During a recent incident response (IR) engagement, the Unit 42 team identified that the Vice Society ransomware gang exfiltrated data from a victim network using a custom built Microsoft PowerShell (PS) script. We’ll break down the script used, explaining how each function works in order to shed light on this method of data exfiltration.

Ransomware gangs use a plethora of methods to steal data from their victims’ networks. Some gangs bring in outside tools, including tools such as FileZilla, WinSCP and rclone. Other gangs use living off the land binaries and scripts (LOLBAS) methods, such as PS scripts, copy/paste via Remote Desktop Protocol (RDP) and Microsoft’s Win32 API (e.g., Wininet.dll calls). Let’s examine what happens when a PS script is used to automate the data exfiltration stage of a ransomware attack.


Palo Alto Networks customers receive protections from and mitigations for the script described below in the following ways:

  • The XQL query provided below can be used with Cortex XDR to help track the presence of this script.
  • The Unit 42 Incident Response team can provide personalized assistance.

Additionally, the YARA rule we attached at the end of this post can be used to detect this script.

Related Unit 42 Topics Vice Society, Ransomware

Table of Contents

Script Analysis
The Preamble
Work() Function
Show() Function
CreateJobLocal() Function
Fill() Function
Example HTTP Activity
Indicators of Compromise
Additional Resources
Appendix: Inclusions and Exclusions


Threat actors (TAs) using built-in data exfiltration methods like LOLBAS negate the need to bring in external tools that might be flagged by security software and/or human-based security detection mechanisms. These methods can also hide within the general operating environment, providing subversion to the threat actor.

For example, PS scripting is often used within a typical Windows environment. When TAs want to hide in plain sight, PS code is often a go-to.

Early in 2023, the Unit 42 IR team found the Vice Society ransomware gang using a script named w1.ps1 to exfiltrate data from a victim network. In this case, the script was recovered from the Windows Event Log (WEL). Specifically, the script was recovered from an Event ID 4104: Script Block Logging event, as found within the Microsoft-Windows-PowerShell/Operational WEL Provider.

While Script Block Logging must be enabled in Windows for all script blocks to be logged, Microsoft uses some undocumented back-end magic to record events by default that it deems to be malicious. Thus, Event ID 4104 events can be useful to your analysis even in environments where Script Block Logging has not been fully enabled.

Unit 42 researchers saw the script executed using the following PS command:

This script invocation uses a local domain controller’s (DC) IP address within a Uniform Resource Name (URN) path (shown as [redacted_ip] above), specifying the s$ admin share on the DC. Note that, since the script is deployed via one of the client’s DCs, target machines could be those that the TA has not yet gained access to directly. As such, any endpoint within the network could become a target for the script. The PS executable is given the -ExecutionPolicy Bypass parameter to bypass any Execution Policy restrictions.
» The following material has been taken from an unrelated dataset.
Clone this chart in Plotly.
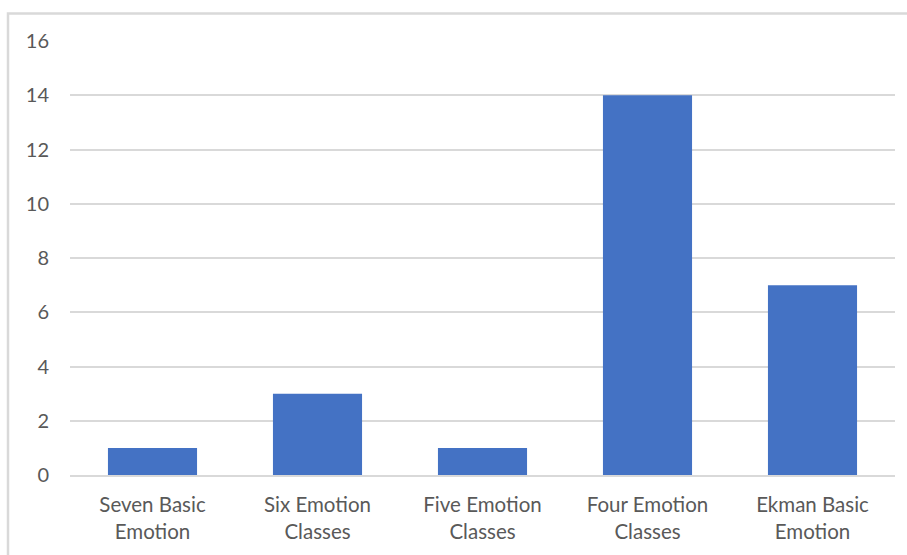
import plotly.graph_objects as go

categories = ["Seven Basic<br>Emotion", "Six Emotion<br>Classes", "Five Emotion<br>Classes",
              "Four Emotion<br>Classes", "Ekman Basic<br>Emotion"]
values = [1, 3, 1, 14, 7]
y_ticks = [0, 2, 4, 6, 8, 10, 12, 14, 16]

W, H = 907, 555
L, R, T, B = 70, 12, 41, 80
pw, ph = W - L - R, H - T - B

fig = go.Figure(go.Bar(x=categories, y=values, marker=dict(color="#4472C4", line=dict(width=0)),
                       hoverinfo="skip"))

fig.update_layout(
    width=W, height=H,
    margin=dict(l=L, r=R, t=T, b=B, pad=0),
    plot_bgcolor="white", paper_bgcolor="white",
    bargap=0.46,
    showlegend=False,
    font=dict(family="Lato", size=20, color="#595959"),
    xaxis=dict(showgrid=False, showline=True, linecolor="#d9d9d9", linewidth=1.5,
               ticks="", ticklabelstandoff=11, tickfont=dict(size=20.5, color="#595959")),
    yaxis=dict(range=[0, 16], tickvals=y_ticks, showgrid=True, gridcolor="#d9d9d9", gridwidth=1.5,
               zeroline=False, showline=False, ticks="", ticklabelstandoff=20,
               tickfont=dict(size=20, color="#595959")),
    shapes=[dict(type="rect", xref="paper", yref="paper",
                 x0=(8 - L) / pw, x1=(912 - L) / pw,
                 y0=(H - T - B + T - 565) / ph, y1=(H - B - 13.5) / ph,
                 line=dict(color="#d9d9d9", width=2.5), fillcolor="rgba(0,0,0,0)", layer="below")],
)

fig.write_html("out.html")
The script does not require any arguments, as the onus of what files to copy out of the network is left to the script itself. Yes, you read that right: The script is automated and thus chooses what data should be exfiltrated.

Script Analysis

The script begins by declaring two constants to be used for victim identification, $id and $token. In the scripts that we identified, these values were hard-coded to “TEST” and “TEST_1”, respectively:

Logically, these variables may be set to more specific values that identify actual victims. We are unsure if this was actually a testing phase or if the values will simply remain in this testing state.

Next, the script declares the functions that serve as the heavy lifters within the code base. Table 1 provides an overview of the script’s functions. This lists functions in the order in which they are called, not the order in which they’re declared.

Function Description
Work( $disk ) Called for each mounted volume. Identifies directories for potential exfiltration, ignoring a hard-coded list of directory names.
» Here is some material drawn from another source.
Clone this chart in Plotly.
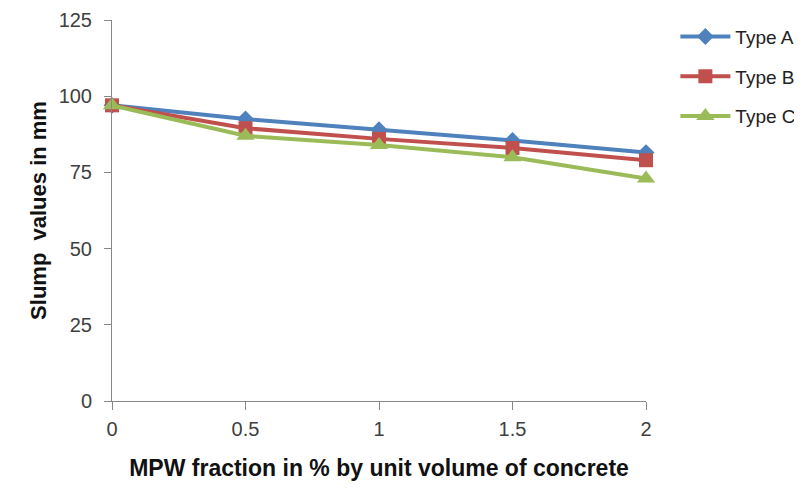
import plotly.graph_objects as go

x_vals = [0, 0.5, 1, 1.5, 2]
type_a = [97, 92.5, 89, 85.5, 81.5]
type_b = [97, 89.5, 86, 83, 79]
type_c = [97, 87, 84, 80, 73]
y_ticks = [0, 25, 50, 75, 100, 125]
x_ticks = [0, 0.5, 1, 1.5, 2]

series = [
    ("Type A", type_a, "#4F81BD", "diamond", 13),
    ("Type B", type_b, "#C0504D", "square", 14),
    ("Type C", type_c, "#9BBB59", "triangle-up", 16),
]

fig = go.Figure()
for name, vals, color, sym, size in series:
    fig.add_trace(go.Scatter(
        x=x_vals, y=vals, name=name, mode="lines+markers",
        legendgroup=name,
        line=dict(color=color, width=4),
        marker=dict(symbol=sym, size=size, color=color),
    ))

font_family = "Liberation Sans, Arial, sans-serif"
fig.update_layout(
    width=802, height=489,
    margin=dict(l=104, r=164, t=12, b=96, autoexpand=False),
    paper_bgcolor="white", plot_bgcolor="white",
    font=dict(family=font_family, size=20, color="#404040"),
    showlegend=True,
    legend=dict(x=1.055, y=1.006, xanchor="left", yanchor="top",
                font=dict(size=19, color="#222222"),
                tracegroupgap=12, itemwidth=50),
    xaxis=dict(
        range=[0, 2], tickvals=x_ticks, ticktext=["0", "0.5", "1", "1.5", "2"],
        showgrid=False, zeroline=False, showline=True, linecolor="#888888",
        ticks="outside", ticklen=8, tickcolor="#888888", ticklabelstandoff=2,
        automargin=False,
        title=dict(text="<b>MPW fraction in % by unit volume of concrete</b>",
                   font=dict(size=23, color="#111111"), standoff=20),
    ),
    yaxis=dict(
        range=[0, 125], tickvals=y_ticks,
        showgrid=False, zeroline=False, showline=True, linecolor="#888888",
        ticks="outside", ticklen=7, tickcolor="#888888", ticklabelstandoff=8,
        automargin=False,
        title=dict(text="<b>Slump  values in mm</b>",
                   font=dict(size=22, color="#111111"), standoff=5),
    ),
)
fig.update_traces(cliponaxis=False)

fig.write_html("out.html")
Calls Show() function and passes directory names for all directories that do not match the ignore list.

Show( $name ) Receives directory names from the Work() function. Chunks directories into groups of five and passes groups of folders to the CreateJobLocal() function for further processing.
CreateJobLocal( $folders ) Receives groups of directories, often in groups of five, and creates PowerShell script blocks to be run as jobs via the Start-Job cmdlet.

Directory names provided go through an inclusion/exclusion process that uses keywords to select which directories to pass to the fill() function to exfiltrate.

fill( [string]$filename ) Called by CreateJobLocal() to perform the actual data exfiltration via HTTP POST requests to the threat actor’s web server.

Table 1. An overview of the script’s functions.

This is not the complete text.